▶ _Challenge_
Write out the material exactly. Do not include the pictures.

===============

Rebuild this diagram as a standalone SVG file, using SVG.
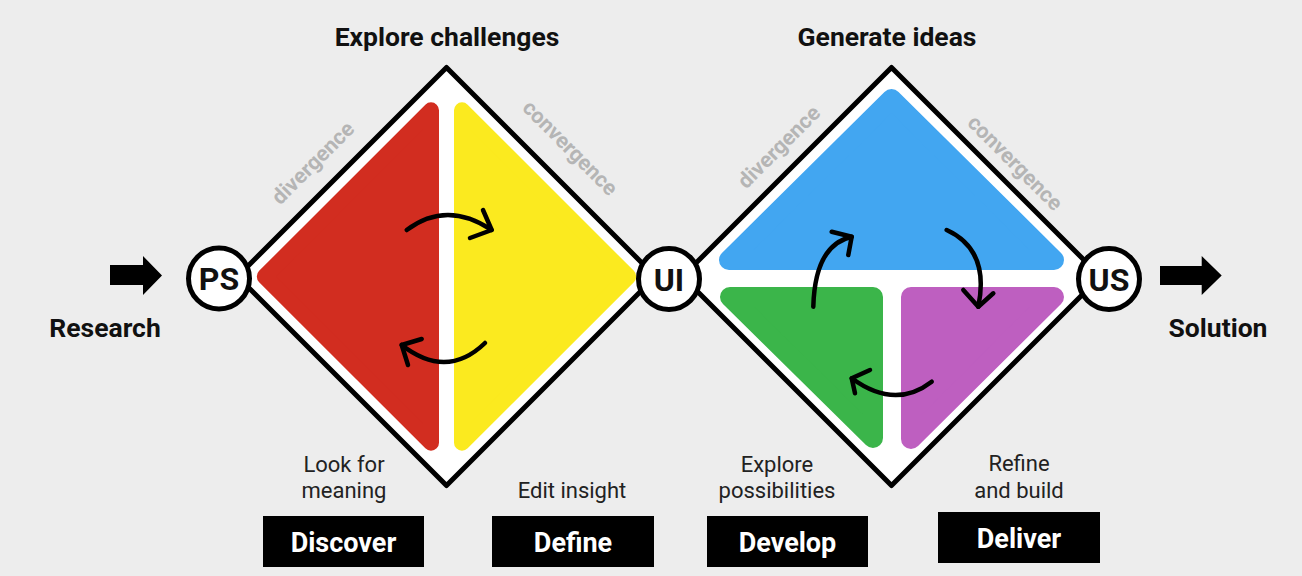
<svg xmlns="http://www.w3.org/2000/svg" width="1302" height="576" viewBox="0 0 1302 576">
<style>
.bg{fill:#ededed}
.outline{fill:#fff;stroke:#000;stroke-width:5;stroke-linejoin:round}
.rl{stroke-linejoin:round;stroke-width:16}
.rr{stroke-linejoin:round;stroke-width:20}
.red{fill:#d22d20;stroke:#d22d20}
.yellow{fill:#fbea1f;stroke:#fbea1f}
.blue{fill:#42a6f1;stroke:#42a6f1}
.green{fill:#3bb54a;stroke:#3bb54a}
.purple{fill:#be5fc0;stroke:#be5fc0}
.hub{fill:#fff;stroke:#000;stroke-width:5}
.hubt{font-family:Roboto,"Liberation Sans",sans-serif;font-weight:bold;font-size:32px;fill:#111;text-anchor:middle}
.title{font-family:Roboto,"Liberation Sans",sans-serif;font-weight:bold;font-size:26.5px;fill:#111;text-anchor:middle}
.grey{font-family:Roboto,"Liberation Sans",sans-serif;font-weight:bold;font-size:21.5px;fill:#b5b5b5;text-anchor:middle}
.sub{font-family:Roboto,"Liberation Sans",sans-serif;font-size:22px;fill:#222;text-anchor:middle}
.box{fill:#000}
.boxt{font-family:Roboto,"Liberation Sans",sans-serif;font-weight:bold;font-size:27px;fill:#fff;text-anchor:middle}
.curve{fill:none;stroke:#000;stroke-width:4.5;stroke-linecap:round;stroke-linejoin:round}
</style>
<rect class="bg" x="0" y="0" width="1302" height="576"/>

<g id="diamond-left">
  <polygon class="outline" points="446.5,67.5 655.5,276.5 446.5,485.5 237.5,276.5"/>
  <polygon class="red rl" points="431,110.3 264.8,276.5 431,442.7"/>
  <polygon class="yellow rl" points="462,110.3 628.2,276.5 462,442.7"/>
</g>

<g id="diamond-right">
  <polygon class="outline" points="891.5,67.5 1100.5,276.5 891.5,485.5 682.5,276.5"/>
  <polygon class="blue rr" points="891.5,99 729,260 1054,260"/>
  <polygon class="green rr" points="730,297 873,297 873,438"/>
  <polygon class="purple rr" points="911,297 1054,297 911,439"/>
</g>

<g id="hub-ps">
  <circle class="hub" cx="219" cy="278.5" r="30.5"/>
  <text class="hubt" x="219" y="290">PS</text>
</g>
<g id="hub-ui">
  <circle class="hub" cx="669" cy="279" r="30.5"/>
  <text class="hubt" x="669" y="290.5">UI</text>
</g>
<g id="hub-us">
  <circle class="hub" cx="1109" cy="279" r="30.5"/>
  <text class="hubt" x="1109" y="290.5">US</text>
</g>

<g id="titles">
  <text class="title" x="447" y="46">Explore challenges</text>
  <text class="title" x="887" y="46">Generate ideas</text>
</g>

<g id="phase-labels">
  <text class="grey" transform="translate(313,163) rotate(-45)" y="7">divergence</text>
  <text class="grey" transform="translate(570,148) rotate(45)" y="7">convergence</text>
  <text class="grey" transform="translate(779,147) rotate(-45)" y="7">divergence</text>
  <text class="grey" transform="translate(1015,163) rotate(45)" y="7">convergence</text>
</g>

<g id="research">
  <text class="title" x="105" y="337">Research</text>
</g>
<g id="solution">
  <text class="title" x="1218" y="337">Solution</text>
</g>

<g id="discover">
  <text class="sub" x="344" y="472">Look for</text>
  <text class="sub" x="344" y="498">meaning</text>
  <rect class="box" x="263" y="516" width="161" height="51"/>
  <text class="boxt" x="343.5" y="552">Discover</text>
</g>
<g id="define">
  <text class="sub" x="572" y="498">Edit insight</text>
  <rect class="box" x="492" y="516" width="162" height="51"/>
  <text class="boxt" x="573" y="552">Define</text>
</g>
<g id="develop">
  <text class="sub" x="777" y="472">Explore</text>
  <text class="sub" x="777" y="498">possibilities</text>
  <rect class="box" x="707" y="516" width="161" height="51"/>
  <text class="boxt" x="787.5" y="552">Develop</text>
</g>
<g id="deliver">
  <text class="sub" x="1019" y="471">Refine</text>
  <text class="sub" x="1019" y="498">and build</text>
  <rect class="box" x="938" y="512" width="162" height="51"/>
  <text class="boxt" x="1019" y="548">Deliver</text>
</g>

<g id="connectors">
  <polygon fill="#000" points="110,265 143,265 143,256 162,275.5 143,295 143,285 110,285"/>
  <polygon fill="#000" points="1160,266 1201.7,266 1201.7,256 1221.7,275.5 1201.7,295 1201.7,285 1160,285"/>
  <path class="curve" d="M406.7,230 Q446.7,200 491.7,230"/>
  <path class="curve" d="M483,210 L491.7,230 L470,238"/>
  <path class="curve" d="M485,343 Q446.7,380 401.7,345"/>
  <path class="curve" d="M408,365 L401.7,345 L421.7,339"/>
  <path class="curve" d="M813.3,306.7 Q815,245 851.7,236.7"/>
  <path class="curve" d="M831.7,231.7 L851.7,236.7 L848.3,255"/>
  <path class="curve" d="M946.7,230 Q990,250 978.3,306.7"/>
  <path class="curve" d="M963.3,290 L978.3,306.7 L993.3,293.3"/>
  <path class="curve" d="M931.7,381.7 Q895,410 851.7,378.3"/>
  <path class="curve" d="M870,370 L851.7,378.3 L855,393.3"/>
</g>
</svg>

===============

▶ _Written solution_
Rebuild this diagram as a standalone SVG file, using SVG.
<svg xmlns="http://www.w3.org/2000/svg" width="1302" height="576" viewBox="0 0 1302 576">
<style>
.bg{fill:#ededed}
.outline{fill:#fff;stroke:#000;stroke-width:5;stroke-linejoin:round}
.rl{stroke-linejoin:round;stroke-width:16}
.rr{stroke-linejoin:round;stroke-width:20}
.red{fill:#d22d20;stroke:#d22d20}
.yellow{fill:#fbea1f;stroke:#fbea1f}
.blue{fill:#42a6f1;stroke:#42a6f1}
.green{fill:#3bb54a;stroke:#3bb54a}
.purple{fill:#be5fc0;stroke:#be5fc0}
.hub{fill:#fff;stroke:#000;stroke-width:5}
.hubt{font-family:Roboto,"Liberation Sans",sans-serif;font-weight:bold;font-size:32px;fill:#111;text-anchor:middle}
.title{font-family:Roboto,"Liberation Sans",sans-serif;font-weight:bold;font-size:26.5px;fill:#111;text-anchor:middle}
.grey{font-family:Roboto,"Liberation Sans",sans-serif;font-weight:bold;font-size:21.5px;fill:#b5b5b5;text-anchor:middle}
.sub{font-family:Roboto,"Liberation Sans",sans-serif;font-size:22px;fill:#222;text-anchor:middle}
.box{fill:#000}
.boxt{font-family:Roboto,"Liberation Sans",sans-serif;font-weight:bold;font-size:27px;fill:#fff;text-anchor:middle}
.curve{fill:none;stroke:#000;stroke-width:4.5;stroke-linecap:round;stroke-linejoin:round}
</style>
<rect class="bg" x="0" y="0" width="1302" height="576"/>

<g id="diamond-left">
  <polygon class="outline" points="446.5,67.5 655.5,276.5 446.5,485.5 237.5,276.5"/>
  <polygon class="red rl" points="431,110.3 264.8,276.5 431,442.7"/>
  <polygon class="yellow rl" points="462,110.3 628.2,276.5 462,442.7"/>
</g>

<g id="diamond-right">
  <polygon class="outline" points="891.5,67.5 1100.5,276.5 891.5,485.5 682.5,276.5"/>
  <polygon class="blue rr" points="891.5,99 729,260 1054,260"/>
  <polygon class="green rr" points="730,297 873,297 873,438"/>
  <polygon class="purple rr" points="911,297 1054,297 911,439"/>
</g>

<g id="hub-ps">
  <circle class="hub" cx="219" cy="278.5" r="30.5"/>
  <text class="hubt" x="219" y="290">PS</text>
</g>
<g id="hub-ui">
  <circle class="hub" cx="669" cy="279" r="30.5"/>
  <text class="hubt" x="669" y="290.5">UI</text>
</g>
<g id="hub-us">
  <circle class="hub" cx="1109" cy="279" r="30.5"/>
  <text class="hubt" x="1109" y="290.5">US</text>
</g>

<g id="titles">
  <text class="title" x="447" y="46">Explore challenges</text>
  <text class="title" x="887" y="46">Generate ideas</text>
</g>

<g id="phase-labels">
  <text class="grey" transform="translate(313,163) rotate(-45)" y="7">divergence</text>
  <text class="grey" transform="translate(570,148) rotate(45)" y="7">convergence</text>
  <text class="grey" transform="translate(779,147) rotate(-45)" y="7">divergence</text>
  <text class="grey" transform="translate(1015,163) rotate(45)" y="7">convergence</text>
</g>

<g id="research">
  <text class="title" x="105" y="337">Research</text>
</g>
<g id="solution">
  <text class="title" x="1218" y="337">Solution</text>
</g>

<g id="discover">
  <text class="sub" x="344" y="472">Look for</text>
  <text class="sub" x="344" y="498">meaning</text>
  <rect class="box" x="263" y="516" width="161" height="51"/>
  <text class="boxt" x="343.5" y="552">Discover</text>
</g>
<g id="define">
  <text class="sub" x="572" y="498">Edit insight</text>
  <rect class="box" x="492" y="516" width="162" height="51"/>
  <text class="boxt" x="573" y="552">Define</text>
</g>
<g id="develop">
  <text class="sub" x="777" y="472">Explore</text>
  <text class="sub" x="777" y="498">possibilities</text>
  <rect class="box" x="707" y="516" width="161" height="51"/>
  <text class="boxt" x="787.5" y="552">Develop</text>
</g>
<g id="deliver">
  <text class="sub" x="1019" y="471">Refine</text>
  <text class="sub" x="1019" y="498">and build</text>
  <rect class="box" x="938" y="512" width="162" height="51"/>
  <text class="boxt" x="1019" y="548">Deliver</text>
</g>

<g id="connectors">
  <polygon fill="#000" points="110,265 143,265 143,256 162,275.5 143,295 143,285 110,285"/>
  <polygon fill="#000" points="1160,266 1201.7,266 1201.7,256 1221.7,275.5 1201.7,295 1201.7,285 1160,285"/>
  <path class="curve" d="M406.7,230 Q446.7,200 491.7,230"/>
  <path class="curve" d="M483,210 L491.7,230 L470,238"/>
  <path class="curve" d="M485,343 Q446.7,380 401.7,345"/>
  <path class="curve" d="M408,365 L401.7,345 L421.7,339"/>
  <path class="curve" d="M813.3,306.7 Q815,245 851.7,236.7"/>
  <path class="curve" d="M831.7,231.7 L851.7,236.7 L848.3,255"/>
  <path class="curve" d="M946.7,230 Q990,250 978.3,306.7"/>
  <path class="curve" d="M963.3,290 L978.3,306.7 L993.3,293.3"/>
  <path class="curve" d="M931.7,381.7 Q895,410 851.7,378.3"/>
  <path class="curve" d="M870,370 L851.7,378.3 L855,393.3"/>
</g>
</svg>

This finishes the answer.